** What you are asked to do **
Write out the data again exactly, skipping every picture.

** Information shown **
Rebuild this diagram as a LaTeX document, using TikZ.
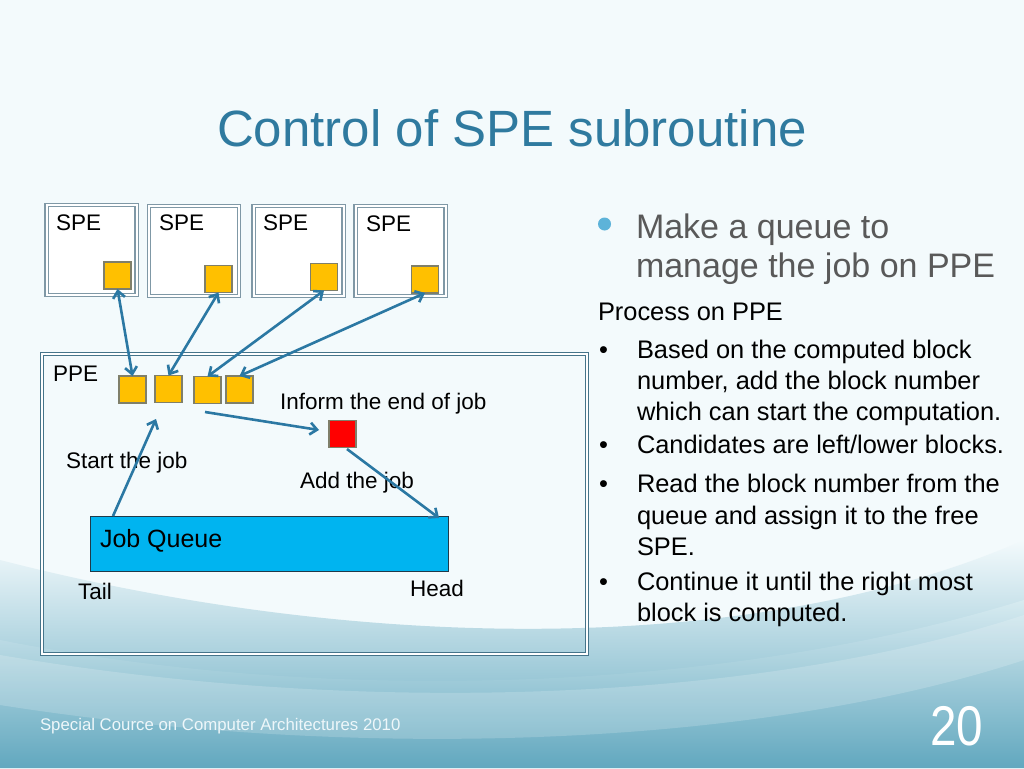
\documentclass[tikz,border=0pt]{standalone}
\usepackage{fontspec}
\setmainfont{Liberation Sans}
\usetikzlibrary{arrows.meta}
\definecolor{bgtop}{HTML}{F3FAFC}
\definecolor{bgmid}{HTML}{DCEEF3}
\definecolor{bgbot}{HTML}{62A8BF}
\definecolor{titleblue}{HTML}{2F7A9F}
\definecolor{arrowblue}{HTML}{2B78A3}
\definecolor{spedge}{HTML}{7F98A6}
\definecolor{ppeedge}{HTML}{45748A}
\definecolor{gold}{HTML}{FFC000}
\definecolor{sqedge}{HTML}{7F7F6A}
\definecolor{queuefill}{HTML}{00B4F0}
\definecolor{queueedge}{HTML}{1F3A4A}
\definecolor{graytext}{HTML}{595959}
\definecolor{dotblue}{HTML}{5DB3D9}
\definecolor{footwhite}{HTML}{EEF7FA}
\begin{document}
\begin{tikzpicture}[x=1pt,y=-1pt,
  every node/.style={inner sep=0pt,outer sep=0pt},
  lbl/.style={anchor=base west,font=\fontsize{22.5}{27}\selectfont},
  body/.style={anchor=base west,font=\fontsize{25.4}{30}\selectfont},
  big/.style={anchor=base west,font=\fontsize{34}{39}\selectfont,text=graytext},
  spebox/.style={draw=spedge,double=white,double distance=2pt,line width=1.1pt,fill=white,minimum width=90pt,minimum height=90pt},
  ppebox/.style={draw=ppeedge,double=white,double distance=1.5pt,line width=0.9pt,minimum width=545pt,minimum height=300pt},
  ysq/.style={draw=sqedge,line width=1.2pt,fill=gold,minimum size=27pt},
  rsq/.style={draw=sqedge,line width=1.2pt,fill=red,minimum size=27pt},
  qbox/.style={draw=queueedge,line width=1pt,fill=queuefill,minimum width=358pt,minimum height=55pt},
  arr/.style={draw=arrowblue,line width=2.6pt,-{Straight Barb[length=7pt,width=12pt]}},
  darr/.style={arr,{Straight Barb[length=7pt,width=12pt]}-{Straight Barb[length=7pt,width=12pt]}}
]
\useasboundingbox (0,0) rectangle (1024,768);
% background
\fill[bgtop] (0,0) rectangle (1024,768);
\shade[top color=bgtop,bottom color=bgbot] (0,560) .. controls (350,650) and (750,660) .. (1024,540) -- (1024,768) -- (0,768) -- cycle;
\shade[top color=bgmid,bottom color=bgbot,opacity=0.7] (0,640) .. controls (300,700) and (700,700) .. (1024,600) -- (1024,768) -- (0,768) -- cycle;
\fill[white,fill opacity=0.18] (0,655) .. controls (350,715) and (750,705) .. (1024,615) -- (1024,660) .. controls (750,750) and (350,760) .. (0,705) -- cycle;

% title
\node[anchor=base,font=\fontsize{51}{60}\selectfont,text=titleblue] (title) at (512,146) {Control of SPE subroutine};

% SPE boxes
\node[spebox] (spe1) at (91.5,250) {};
\node[spebox] (spe2) at (194,251) {};
\node[spebox] (spe3) at (298.5,251) {};
\node[spebox] (spe4) at (400.5,251) {};
\node[lbl] (spe1l) at (56,230) {SPE};
\node[lbl] (spe2l) at (159,230) {SPE};
\node[lbl] (spe3l) at (263,230) {SPE};
\node[lbl] (spe4l) at (366,231) {SPE};
\node[ysq] (s1) at (117.5,275.5) {};
\node[ysq] (s2) at (218.5,279) {};
\node[ysq] (s3) at (324,277) {};
\node[ysq] (s4) at (425,279.5) {};

% PPE box
\node[ppebox] (ppe) at (314.5,504) {};
\node[lbl] (ppel) at (53,381) {PPE};
\node[ysq] (p1) at (132.5,389.5) {};
\node[ysq] (p2) at (168.5,389) {};
\node[ysq] (p3) at (207.5,390) {};
\node[ysq] (p4) at (239.5,389.5) {};
\node[rsq] (r) at (342.5,434) {};
\node[qbox] (q) at (269,543.5) {};
\node[anchor=base west,font=\fontsize{25}{30}\selectfont] (ql) at (100,547) {Job Queue};
\node[lbl] (inf) at (280,409) {Inform the end of job};
\node[lbl] (start) at (66,468) {Start the job};
\node[lbl] (add) at (300,488) {Add the job};
\node[lbl] (tail) at (78,599) {Tail};
\node[lbl] (head) at (410,596) {Head};

% connectors
\draw[darr] (s1.south) -- (p1.north);
\draw[darr] (s2.south) -- (p2.north);
\draw[darr] (s3.south) -- (p3.north);
\draw[darr] (s4.south) -- (p4.north);
\coordinate (infs) at (205,412);
\coordinate (infe) at (319,430);
\draw[arr] (infs) -- (infe);
\coordinate (adds) at (347,449);
\coordinate (adde) at (439,518);
\draw[arr] (adds) -- (adde);
\coordinate (sts) at (113,516);
\coordinate (ste) at (156,419);
\draw[arr] (sts) -- (ste);

% right text
\fill[dotblue] (604.5,224) circle (6.5);
\node[big] (b1) at (636,238) {Make a queue to};
\node[big] (b2) at (636,277) {manage the job on PPE};
\node[body] (proc) at (598,320) {Process on PPE};
\node[body] (d1) at (599,358) {•};
\node[body] (t1a) at (637,358) {Based on the computed block};
\node[body] (t1b) at (637,389) {number, add the block number};
\node[body] (t1c) at (637,420) {which can start the computation.};
\node[body] (d2) at (599,453) {•};
\node[body] (t2a) at (637,453) {Candidates are left/lower blocks.};
\node[body] (d3) at (599,492) {•};
\node[body] (t3a) at (637,492) {Read the block number from the};
\node[body] (t3b) at (637,524) {queue and assign it to the free};
\node[body] (t3c) at (637,555) {SPE.};
\node[body] (d4) at (599,590) {•};
\node[body] (t4a) at (637,590) {Continue it until the right most};
\node[body] (t4b) at (637,621) {block is computed.};

% footer
\node[anchor=base west,font=\fontsize{16.8}{20}\selectfont,text=footwhite] (foot) at (40,730) {Special Cource on Computer Architectures 2010};
\node[anchor=base west,font=\fontsize{56}{60}\selectfont,text=white,xscale=0.85] (num) at (930,745) {20};
\end{tikzpicture}
\end{document}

** Complete answer **
Rebuild this diagram as a LaTeX document, using TikZ.
\documentclass[tikz,border=0pt]{standalone}
\usepackage{fontspec}
\setmainfont{Liberation Sans}
\usetikzlibrary{arrows.meta}
\definecolor{bgtop}{HTML}{F3FAFC}
\definecolor{bgmid}{HTML}{DCEEF3}
\definecolor{bgbot}{HTML}{62A8BF}
\definecolor{titleblue}{HTML}{2F7A9F}
\definecolor{arrowblue}{HTML}{2B78A3}
\definecolor{spedge}{HTML}{7F98A6}
\definecolor{ppeedge}{HTML}{45748A}
\definecolor{gold}{HTML}{FFC000}
\definecolor{sqedge}{HTML}{7F7F6A}
\definecolor{queuefill}{HTML}{00B4F0}
\definecolor{queueedge}{HTML}{1F3A4A}
\definecolor{graytext}{HTML}{595959}
\definecolor{dotblue}{HTML}{5DB3D9}
\definecolor{footwhite}{HTML}{EEF7FA}
\begin{document}
\begin{tikzpicture}[x=1pt,y=-1pt,
  every node/.style={inner sep=0pt,outer sep=0pt},
  lbl/.style={anchor=base west,font=\fontsize{22.5}{27}\selectfont},
  body/.style={anchor=base west,font=\fontsize{25.4}{30}\selectfont},
  big/.style={anchor=base west,font=\fontsize{34}{39}\selectfont,text=graytext},
  spebox/.style={draw=spedge,double=white,double distance=2pt,line width=1.1pt,fill=white,minimum width=90pt,minimum height=90pt},
  ppebox/.style={draw=ppeedge,double=white,double distance=1.5pt,line width=0.9pt,minimum width=545pt,minimum height=300pt},
  ysq/.style={draw=sqedge,line width=1.2pt,fill=gold,minimum size=27pt},
  rsq/.style={draw=sqedge,line width=1.2pt,fill=red,minimum size=27pt},
  qbox/.style={draw=queueedge,line width=1pt,fill=queuefill,minimum width=358pt,minimum height=55pt},
  arr/.style={draw=arrowblue,line width=2.6pt,-{Straight Barb[length=7pt,width=12pt]}},
  darr/.style={arr,{Straight Barb[length=7pt,width=12pt]}-{Straight Barb[length=7pt,width=12pt]}}
]
\useasboundingbox (0,0) rectangle (1024,768);
% background
\fill[bgtop] (0,0) rectangle (1024,768);
\shade[top color=bgtop,bottom color=bgbot] (0,560) .. controls (350,650) and (750,660) .. (1024,540) -- (1024,768) -- (0,768) -- cycle;
\shade[top color=bgmid,bottom color=bgbot,opacity=0.7] (0,640) .. controls (300,700) and (700,700) .. (1024,600) -- (1024,768) -- (0,768) -- cycle;
\fill[white,fill opacity=0.18] (0,655) .. controls (350,715) and (750,705) .. (1024,615) -- (1024,660) .. controls (750,750) and (350,760) .. (0,705) -- cycle;

% title
\node[anchor=base,font=\fontsize{51}{60}\selectfont,text=titleblue] (title) at (512,146) {Control of SPE subroutine};

% SPE boxes
\node[spebox] (spe1) at (91.5,250) {};
\node[spebox] (spe2) at (194,251) {};
\node[spebox] (spe3) at (298.5,251) {};
\node[spebox] (spe4) at (400.5,251) {};
\node[lbl] (spe1l) at (56,230) {SPE};
\node[lbl] (spe2l) at (159,230) {SPE};
\node[lbl] (spe3l) at (263,230) {SPE};
\node[lbl] (spe4l) at (366,231) {SPE};
\node[ysq] (s1) at (117.5,275.5) {};
\node[ysq] (s2) at (218.5,279) {};
\node[ysq] (s3) at (324,277) {};
\node[ysq] (s4) at (425,279.5) {};

% PPE box
\node[ppebox] (ppe) at (314.5,504) {};
\node[lbl] (ppel) at (53,381) {PPE};
\node[ysq] (p1) at (132.5,389.5) {};
\node[ysq] (p2) at (168.5,389) {};
\node[ysq] (p3) at (207.5,390) {};
\node[ysq] (p4) at (239.5,389.5) {};
\node[rsq] (r) at (342.5,434) {};
\node[qbox] (q) at (269,543.5) {};
\node[anchor=base west,font=\fontsize{25}{30}\selectfont] (ql) at (100,547) {Job Queue};
\node[lbl] (inf) at (280,409) {Inform the end of job};
\node[lbl] (start) at (66,468) {Start the job};
\node[lbl] (add) at (300,488) {Add the job};
\node[lbl] (tail) at (78,599) {Tail};
\node[lbl] (head) at (410,596) {Head};

% connectors
\draw[darr] (s1.south) -- (p1.north);
\draw[darr] (s2.south) -- (p2.north);
\draw[darr] (s3.south) -- (p3.north);
\draw[darr] (s4.south) -- (p4.north);
\coordinate (infs) at (205,412);
\coordinate (infe) at (319,430);
\draw[arr] (infs) -- (infe);
\coordinate (adds) at (347,449);
\coordinate (adde) at (439,518);
\draw[arr] (adds) -- (adde);
\coordinate (sts) at (113,516);
\coordinate (ste) at (156,419);
\draw[arr] (sts) -- (ste);

% right text
\fill[dotblue] (604.5,224) circle (6.5);
\node[big] (b1) at (636,238) {Make a queue to};
\node[big] (b2) at (636,277) {manage the job on PPE};
\node[body] (proc) at (598,320) {Process on PPE};
\node[body] (d1) at (599,358) {•};
\node[body] (t1a) at (637,358) {Based on the computed block};
\node[body] (t1b) at (637,389) {number, add the block number};
\node[body] (t1c) at (637,420) {which can start the computation.};
\node[body] (d2) at (599,453) {•};
\node[body] (t2a) at (637,453) {Candidates are left/lower blocks.};
\node[body] (d3) at (599,492) {•};
\node[body] (t3a) at (637,492) {Read the block number from the};
\node[body] (t3b) at (637,524) {queue and assign it to the free};
\node[body] (t3c) at (637,555) {SPE.};
\node[body] (d4) at (599,590) {•};
\node[body] (t4a) at (637,590) {Continue it until the right most};
\node[body] (t4b) at (637,621) {block is computed.};

% footer
\node[anchor=base west,font=\fontsize{16.8}{20}\selectfont,text=footwhite] (foot) at (40,730) {Special Cource on Computer Architectures 2010};
\node[anchor=base west,font=\fontsize{56}{60}\selectfont,text=white,xscale=0.85] (num) at (930,745) {20};
\end{tikzpicture}
\end{document}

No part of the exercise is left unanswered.